[Recorded data]

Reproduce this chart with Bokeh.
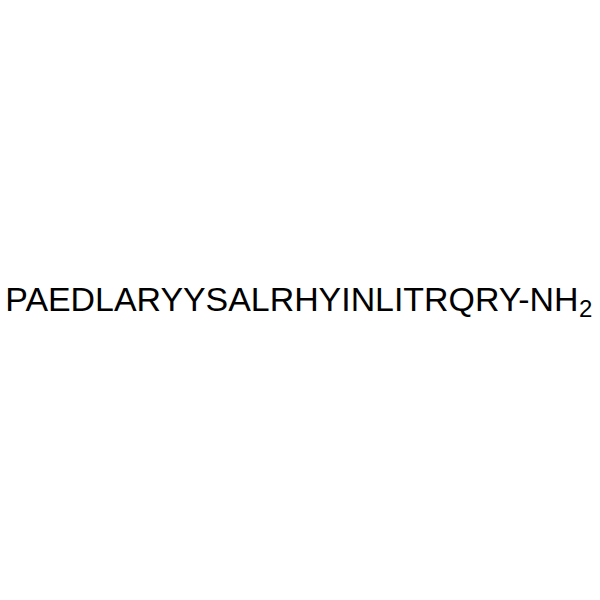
from bokeh.plotting import figure
from bokeh.models import Range1d
from bokeh.core.properties import value
from bokeh.embed import file_html
from bokeh.resources import INLINE

# data
label = ["PAEDLARYYSALRHYINLITRQRY-NH"]
subscript = ["2"]

W, H = 592, 584
p = figure(width=W, height=H, output_backend="svg", toolbar_location=None,
           x_range=Range1d(0, W), y_range=Range1d(0, H), min_border=0)
p.axis.visible = False
p.grid.visible = False
p.outline_line_color = None
p.background_fill_color = "white"
p.border_fill_color = "white"

fs_main, fs_sub = 33.9, 24
# page coords -> figure coords (figure origin at page (8, 8))
x_join = 586 - 8            # end of main text / start of subscript
base_main = H - (306 - 8)
base_sub = H - (316 - 8)

p.text(x=[x_join], y=[base_main], text=label, text_font=value("Liberation Sans"),
       text_font_size=f"{fs_main}px", text_align="right", text_baseline="alphabetic",
       text_color="black")
p.text(x=[x_join + 0.5], y=[base_sub], text=subscript, text_font=value("Liberation Sans"),
       text_font_size=f"{fs_sub}px", text_align="left", text_baseline="alphabetic",
       text_color="black")

open("out.html", "w").write(file_html(p, INLINE))
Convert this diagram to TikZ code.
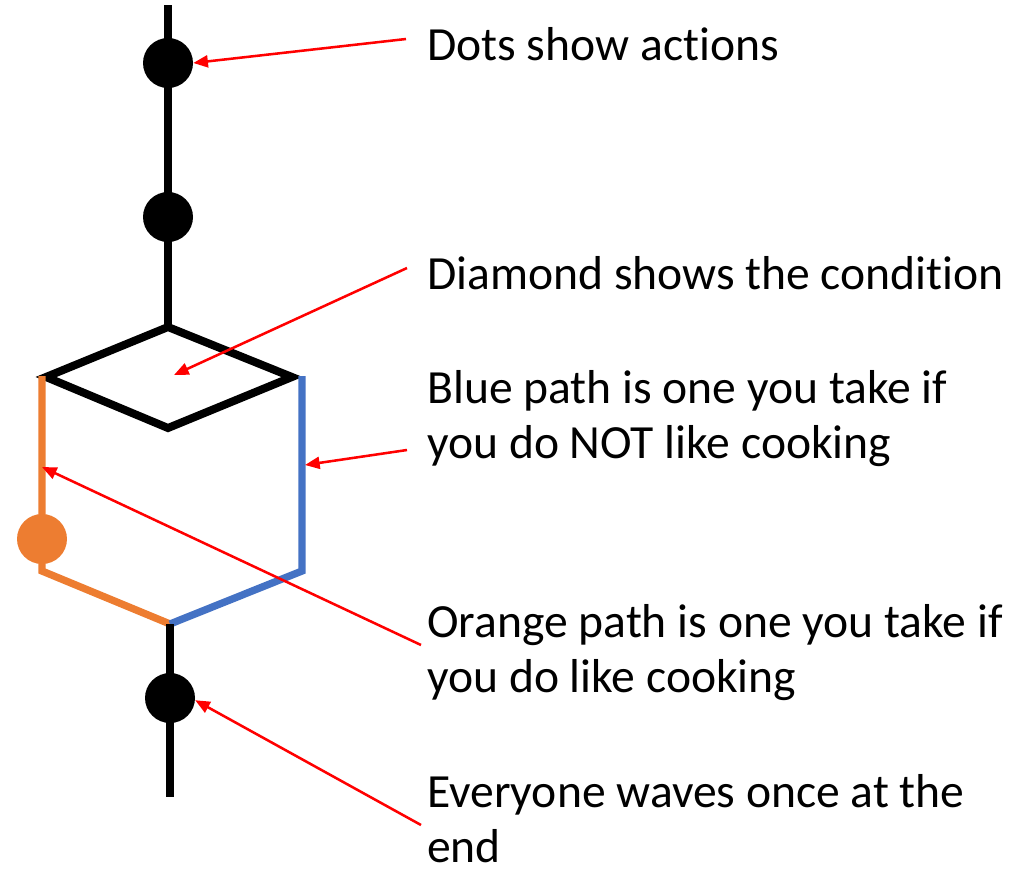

* Task description
Reproduce every record word for word. The copy must contain no pictures.

* Right answer
Reproduce this chart with Bokeh.
from bokeh.plotting import figure
from bokeh.models import Range1d
from bokeh.core.properties import value
from bokeh.embed import file_html
from bokeh.resources import INLINE

# data
label = ["PAEDLARYYSALRHYINLITRQRY-NH"]
subscript = ["2"]

W, H = 592, 584
p = figure(width=W, height=H, output_backend="svg", toolbar_location=None,
           x_range=Range1d(0, W), y_range=Range1d(0, H), min_border=0)
p.axis.visible = False
p.grid.visible = False
p.outline_line_color = None
p.background_fill_color = "white"
p.border_fill_color = "white"

fs_main, fs_sub = 33.9, 24
# page coords -> figure coords (figure origin at page (8, 8))
x_join = 586 - 8            # end of main text / start of subscript
base_main = H - (306 - 8)
base_sub = H - (316 - 8)

p.text(x=[x_join], y=[base_main], text=label, text_font=value("Liberation Sans"),
       text_font_size=f"{fs_main}px", text_align="right", text_baseline="alphabetic",
       text_color="black")
p.text(x=[x_join + 0.5], y=[base_sub], text=subscript, text_font=value("Liberation Sans"),
       text_font_size=f"{fs_sub}px", text_align="left", text_baseline="alphabetic",
       text_color="black")

open("out.html", "w").write(file_html(p, INLINE))
Convert this diagram to TikZ code.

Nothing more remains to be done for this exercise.